At the end of the paper, we would like to suggest that if \(\alpha< p^{-}-1\), then the weak solution u of equation (1.4) with the initial value (1.2) belongs to \(L^{\infty}(0, T; W^{1,\gamma}(\Omega))\), and so we can impose the usual Dirichlet homogeneous boundary value condition

$$ u(x,t)=0, \quad (x,t)\in \partial \Omega\times (0, T). $$
(4.9)

However, the stability theorems in our paper show that the condition (4.9) can be replaced by the degeneracy of \(a(x)\) and \(b_{i}(s,x,t)\) on the boundary.

5 Conclusion

The equations considered in this paper come from many applied fields. The main character of the equation is its degeneracy on the boundary, since the weak solutions generally lack the regularity to define the trace on the boundary.
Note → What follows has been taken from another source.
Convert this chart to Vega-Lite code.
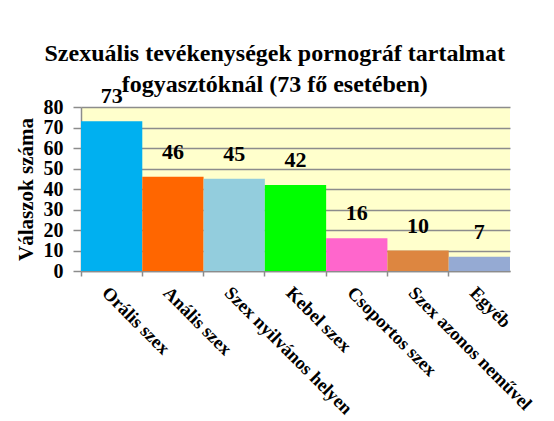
{
  "$schema": "https://vega.github.io/schema/vega-lite/v6.json",
  "width": 429,
  "height": 164,
  "autosize": "none",
  "padding": {"left": 81, "top": 107, "right": 44, "bottom": 150},
  "background": "white",
  "config": {
    "font": "Liberation Serif",
    "view": {"stroke": null, "fill": "#FFFFCC"}
  },
  "title": {
    "text": ["Szexuális tevékenységek pornográf tartalmat", "fogyasztóknál (73 fő esetében)"],
    "font": "Liberation Serif",
    "fontSize": 24,
    "fontWeight": "bold",
    "color": "black",
    "lineHeight": 31,
    "anchor": "middle",
    "frame": "bounds",
    "offset": 4,
    "dy": 16
  },
  "data": {
    "values": [
      {"kategoria": "Orális szex", "valasz": 73},
      {"kategoria": "Anális szex", "valasz": 46},
      {"kategoria": "Szex nyilvános helyen", "valasz": 45},
      {"kategoria": "Kebel szex", "valasz": 42},
      {"kategoria": "Csoportos szex", "valasz": 16},
      {"kategoria": "Szex azonos neművel", "valasz": 10},
      {"kategoria": "Egyéb", "valasz": 7}
    ]
  },
  "encoding": {
    "x": {
      "field": "kategoria",
      "type": "nominal",
      "sort": null,
      "scale": {"paddingInner": 0, "paddingOuter": 0},
      "axis": {
        "title": null,
        "labelAngle": 45,
        "labelAlign": "left",
        "labelBaseline": "top",
        "labelFont": "Liberation Serif",
        "labelFontSize": 18.5,
        "labelFontWeight": "bold",
        "labelColor": "black",
        "labelPadding": 7,
        "labelLimit": 300,
        "bandPosition": 0,
        "tickSize": 5,
        "tickColor": "#8c8c8c",
        "tickWidth": 1.5,
        "domainColor": "#8c8c8c",
        "domainWidth": 1.5
      }
    },
    "y": {
      "field": "valasz",
      "type": "quantitative",
      "scale": {"domain": [0, 80]},
      "axis": {
        "title": "Válaszok száma",
        "titleFont": "Liberation Serif",
        "titleFontSize": 21,
        "titleFontWeight": "bold",
        "titleColor": "black",
        "titlePadding": 7,
        "values": [0, 10, 20, 30, 40, 50, 60, 70, 80],
        "labelFont": "Liberation Serif",
        "labelFontSize": 20,
        "labelFontWeight": "bold",
        "labelColor": "black",
        "labelPadding": 10,
        "tickSize": 8,
        "tickColor": "#8c8c8c",
        "tickWidth": 1.5,
        "domainColor": "#8c8c8c",
        "domainWidth": 1.5,
        "grid": true,
        "gridColor": "#8c8c8c",
        "gridWidth": 1.5
      }
    }
  },
  "layer": [
    {
      "mark": {"type": "bar"},
      "encoding": {
        "color": {
          "field": "kategoria",
          "type": "nominal",
          "sort": null,
          "legend": null,
          "scale": {
            "domain": ["Orális szex", "Anális szex", "Szex nyilvános helyen", "Kebel szex", "Csoportos szex", "Szex azonos neművel", "Egyéb"],
            "range": ["#00B0F0", "#FF6600", "#93CDDD", "#00FF00", "#FF66CC", "#DD8640", "#95AAD3"]
          }
        }
      }
    },
    {
      "mark": {
        "type": "text",
        "font": "Liberation Serif",
        "fontSize": 22,
        "fontWeight": "bold",
        "color": "black",
        "baseline": "alphabetic",
        "dy": -18
      },
      "encoding": {
        "text": {"field": "valasz", "type": "quantitative"}
      }
    }
  ]
}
Thus, if one wants to prove the uniqueness or the stability of the weak solutions, the boundary value condition cannot be used in the usual way. In other words, since the equation is nonlinear, how to quote a suitable boundary value condition matching the equation seems very difficult. The most significant result of this paper lies in that we have found that, if we combine the degeneracy of the diffusion coefficient with the degeneracy of the convection term, by introducing a new kind of the weak solutions, we may prove the stability of the weak solutions without any boundary value condition.